April 23, 2020
Ontario Premier Doug Ford has extended all emergency orders that have been put in place to-date under s.7.0.2 (4) of the Emergency Management and Civil Protection Act until May 6, 2020.
The emergency order extension
includes the continued closure of outdoor amenities in parks and recreational areas, non-essential workplaces, public places and bars and restaurants, along with restrictions on social gatherings and limiting staff from working in more than one retirement home or long-term care home.
The Ontario government currently has the authority to extend any emergency orders pertaining to COVID-19 until May 12, 2020. Per the Emergency Management and Civil Protection Act, the government will have to recall the legislature to extend the period of emergency for an additional 28 days, the maximum extension period permitted by law. The Ontario Legislature is scheduled to reconvene on May 12, 2020, presumably for this purpose.
Today’s extension comes on the heels of the updated numbers coming in from the province, particularly its long-term care homes. With daily tests hitting 10,000 tests performed, the province recorded a new daily high of 634 cases. As outlined by public health officials earlier this week, a continuing trend of falling percentage increases in new cases and hospitalizations suggests that social distancing measures are succeeding in slowing community spread. At the same time, the situation in Ontario’s long-term care homes is stark and sobering. With 516 deaths (up from 447 yesterday, April 22) and 132 outbreaks (up from 127 yesterday) in these facilities, long-term care now represents 72 per cent of all COVID-19 deaths in Ontario.
Facing growing alarm over the spread of COVID-19 in these vulnerable settings – a situation that has touched the Premier’s family directly – the Ontario government announced new measures to protect the vulnerable during the COVID-19 pandemic.

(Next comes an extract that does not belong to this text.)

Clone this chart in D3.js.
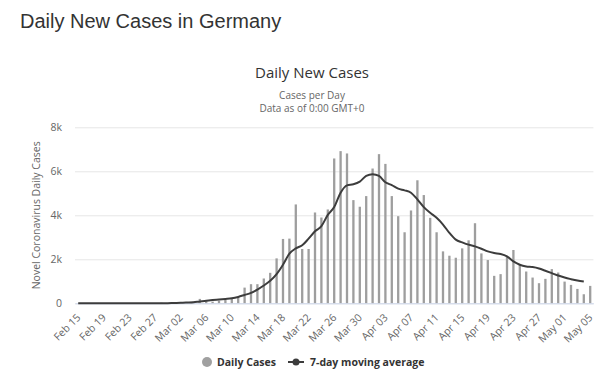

Todd Smith, Minister of Children, Community and Social Services, provided details on the province’s new COVID-19 Action Plan for Vulnerable People
, building upon previous efforts to protect congregated residential settings, including long-term care facilities, homes that serve those with developmental disabilities, shelters for survivors of domestic violence and human trafficking, homeless shelters, children and youth residential centres, and Indigenous communities.
Enhanced measures that will be implemented in the coming days include:
- Increased screening of visitors, staff and residents.

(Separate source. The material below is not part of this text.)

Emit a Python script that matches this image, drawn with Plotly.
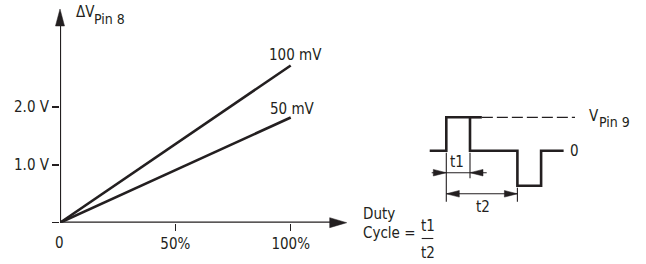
import plotly.graph_objects as go

# ---------------- data ----------------
duty_pct = [0, 100]                  # duty cycle (%)
dv_100mV = [0, 2.72]                 # ΔV Pin 8 (V) for 100 mV
dv_50mV = [0, 1.82]                  # ΔV Pin 8 (V) for 50 mV
x_tick_vals = [50, 100]
x_tick_text = ["50%", "100%"]
y_tick_vals = [0, 1, 2]
y_tick_text = ["", "1.0 V", "2.0 V"]

# waveform (time in t1 units, level in V_Pin9 units)
wave_t = [-0.7, 0, 0, 1, 1, 3, 3, 4, 4, 4.95]
wave_v = [0, 0, 1, 1, 0, 0, -1.05, -1.05, 0, 0]
hold_t = [1, 1.5]
dash_t = [1.5, 5.43]
t1_len = 1
t2_len = 3

# ---------------- layout helpers ----------------
W, H = 646, 264
INK = "#231f20"
FONT = "DejaVu Sans Condensed, Liberation Sans Narrow, Liberation Sans, sans-serif"
FS = 15

# main chart pixel geometry
X0, XPX_PER = 60.0, 2.307        # 0 % at 60 px
Y0, YPX_PER = 222.7, 57.8        # 0 V at 222.7 px
X_END, Y_TOP = 346.7, 9.0

# waveform pixel geometry
T0, TPX = 446.3, 23.7
V0, VPX = 150.7, 33.4


def fx(p):
    return p / W


def fy(p):
    return 1 - p / H


def wx(t):
    return T0 + TPX * t


def wy(v):
    return V0 - VPX * v


def tri(tip, direction, length, half):
    x, y = tip
    if direction == "right":
        pts = [(x, y), (x - length, y - half), (x - length, y + half)]
    elif direction == "left":
        pts = [(x, y), (x + length, y - half), (x + length, y + half)]
    else:  # up
        pts = [(x, y), (x - half, y + length), (x + half, y + length)]
    d = "M " + " L ".join(f"{fx(a):.5f},{fy(b):.5f}" for a, b in pts) + " Z"
    return dict(type="path", xref="paper", yref="paper", path=d,
                fillcolor=INK, line=dict(color=INK, width=0.5), layer="above")


def seg(x0, y0, x1, y1, width=1.2, dash="solid"):
    return dict(type="line", xref="paper", yref="paper",
                x0=fx(x0), y0=fy(y0), x1=fx(x1), y1=fy(y1),
                line=dict(color=INK, width=width, dash=dash), layer="above")


def txt(text, x, y, size=FS, xanchor="center"):
    return dict(text=text, xref="paper", yref="paper", x=fx(x), y=fy(y),
                xanchor=xanchor, yanchor="middle", showarrow=False,
                font=dict(family=FONT, size=size, color=INK))


fig = go.Figure()

# main chart lines
fig.add_trace(go.Scatter(x=duty_pct, y=dv_100mV, mode="lines",
                         line=dict(color=INK, width=2.6), xaxis="x", yaxis="y",
                         hoverinfo="skip", showlegend=False))
fig.add_trace(go.Scatter(x=duty_pct, y=dv_50mV, mode="lines",
                         line=dict(color=INK, width=2.6), xaxis="x", yaxis="y",
                         hoverinfo="skip", showlegend=False))

# waveform
fig.add_trace(go.Scatter(x=wave_t, y=wave_v, mode="lines",
                         line=dict(color=INK, width=2.6), xaxis="x2", yaxis="y2",
                         hoverinfo="skip", showlegend=False))
fig.add_trace(go.Scatter(x=hold_t, y=[1, 1], mode="lines",
                         line=dict(color=INK, width=2.6), xaxis="x2", yaxis="y2",
                         hoverinfo="skip", showlegend=False))
fig.add_trace(go.Scatter(x=dash_t, y=[1, 1], mode="lines",
                         line=dict(color=INK, width=1.3, dash="11px,4px"),
                         xaxis="x2", yaxis="y2",
                         hoverinfo="skip", showlegend=False))

xr = [0, (X_END - X0) / XPX_PER]
yr = [0, (Y0 - Y_TOP) / YPX_PER]

fig.update_layout(
    width=W, height=H,
    margin=dict(l=0, r=0, t=0, b=0),
    paper_bgcolor="white", plot_bgcolor="rgba(0,0,0,0)",
    showlegend=False,
    xaxis=dict(domain=[fx(X0), fx(X_END)], range=xr, showgrid=False,
               zeroline=False, showline=False, tickmode="array",
               tickvals=x_tick_vals, ticktext=x_tick_text, ticks="outside",
               ticklen=7, tickwidth=1.5, tickcolor=INK, automargin=False,
               tickfont=dict(family=FONT, size=FS, color=INK), anchor="y"),
    yaxis=dict(domain=[fy(Y0), fy(Y_TOP)], range=yr, showgrid=False,
               zeroline=False, showline=False, tickmode="array",
               tickvals=y_tick_vals, ticktext=y_tick_text, ticks="outside",
               ticklen=7, tickwidth=1.5, tickcolor=INK, automargin=False,
               tickfont=dict(family=FONT, size=FS, color=INK), anchor="x"),
    xaxis2=dict(domain=[0, 1], range=[-T0 / TPX, (W - T0) / TPX],
                visible=False, anchor="y2"),
    yaxis2=dict(domain=[0, 1], range=[(V0 - H) / VPX, V0 / VPX],
                visible=False, anchor="x2"),
)

shapes = []
# axes lines
shapes.append(dict(type="line", xref="x", yref="y", x0=0, y0=0,
                   x1=(X_END - 10 - X0) / XPX_PER, y1=0,
                   line=dict(color=INK, width=2.2), layer="above"))
shapes.append(dict(type="line", xref="x", yref="y", x0=0, y0=0, x1=0,
                   y1=(Y0 - Y_TOP - 10) / YPX_PER,
                   line=dict(color=INK, width=2.2), layer="above"))
shapes.append(tri((X_END, Y0), "right", 17, 5))
shapes.append(tri((X0, Y_TOP), "up", 17, 4.5))

# dimension extension lines
shapes.append(seg(wx(0), wy(0) + 2, wx(0), 201.7, width=1.1))
shapes.append(seg(wx(t1_len), wy(0) + 2, wx(t1_len), 178.3, width=1.1))
shapes.append(seg(wx(t2_len), wy(-1.05) + 2, wx(t2_len), 201.7, width=1.1))
# t1 dimension
y_t1 = 172.7
shapes.append(seg(431.7, y_t1, 486.7, y_t1, width=1.1))
shapes.append(tri((wx(0), y_t1), "right", 13, 3.3))
shapes.append(tri((wx(t1_len), y_t1), "left", 13, 3.3))
# t2 dimension
y_t2 = 193.8
shapes.append(seg(wx(0), y_t2, wx(t2_len), y_t2, width=1.1))
shapes.append(tri((wx(0), y_t2), "left", 13, 3.3))
shapes.append(tri((wx(t2_len), y_t2), "right", 13, 3.3))
# fraction bar
shapes.append(seg(421.7, 238.5, 433.3, 238.5, width=1.1))

fig.update_layout(shapes=shapes)

ann = [
    txt("0", 59, 243),
    txt("ΔV", 74, 11.5, xanchor="left"),
    txt("Pin 8", 92, 18.5, size=14, xanchor="left"),
    txt("100 mV", 295, 55),
    txt("50 mV", 292, 109),
    txt("V", 586.5, 115.5, xanchor="left"),
    txt("Pin 9", 597, 121.5, size=14, xanchor="left"),
    txt("0", wx(4.95) + 11, wy(0)),
    txt("t1", wx(0.44), 161.7),
    txt("t2", wx(1.56), 206.7),
    txt("Duty", 361, 213.5, xanchor="left"),
    txt("Cycle =", 361, 233.3, xanchor="left"),
    txt("t1", 427.5, 226),
    txt("t2", 427.5, 252.5),
]
fig.update_layout(annotations=ann)

fig.write_html("out.html",
               config={"displayModeBar": False, "staticPlot": True},
               post_script="document.body.style.margin='0';"
                           "document.body.style.overflow='hidden';")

- Mandating masks in high-risk settings.
- Providing additional personal protective equipment and training to use it.
- Limiting staff from working at more than one congregate care facility in certain high-risk settings.
- More training and education on how to address an outbreak.

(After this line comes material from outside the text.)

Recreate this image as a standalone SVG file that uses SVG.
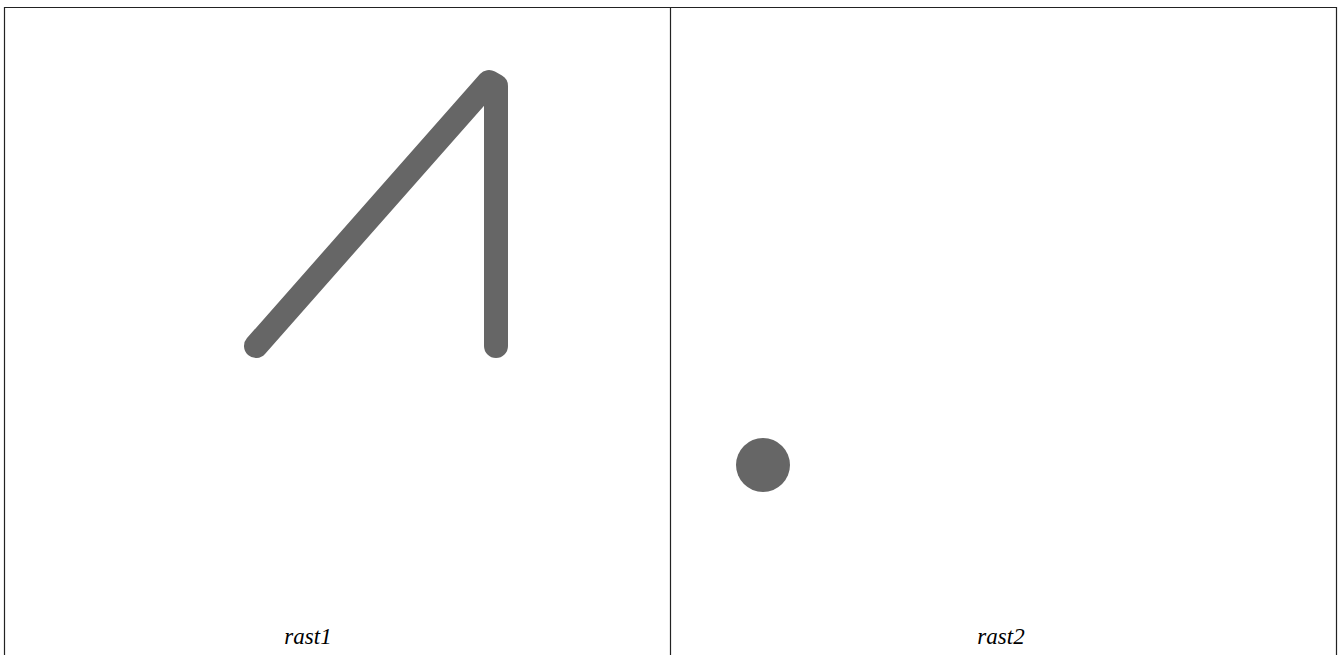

- Maintaining staffing levels and managing staff shortages.
This follows yesterday’s announcement that the Ontario government had requested support from the Canadian Forces and the Public Health Agency of Canada to further assist in its response to the growing crisis in long-term care facilities. Specific details are still being arranged, including what Federal resources will be deployed and to which facilities.
The Ontario government has stressed that it remains premature to discuss plans to relax restrictions on day-to-day economic activity throughout the province, a step that the less-impacted Saskatchewan government unveiled today. However, the government remains flexible in trying to address emerging issues affecting specific sectors of the economy as they emerge.
Particular attention is being given to seasonal businesses that are heavily dependent on time-limited commercial activities, especially if they are able to conduct business with social distancing measures in place. Following media coverage on the risk faced by garden centres and nurseries prohibited from opening, Premier Ford committed today that they will be permitted to open to the public subject to specific requirements to be released in the coming day.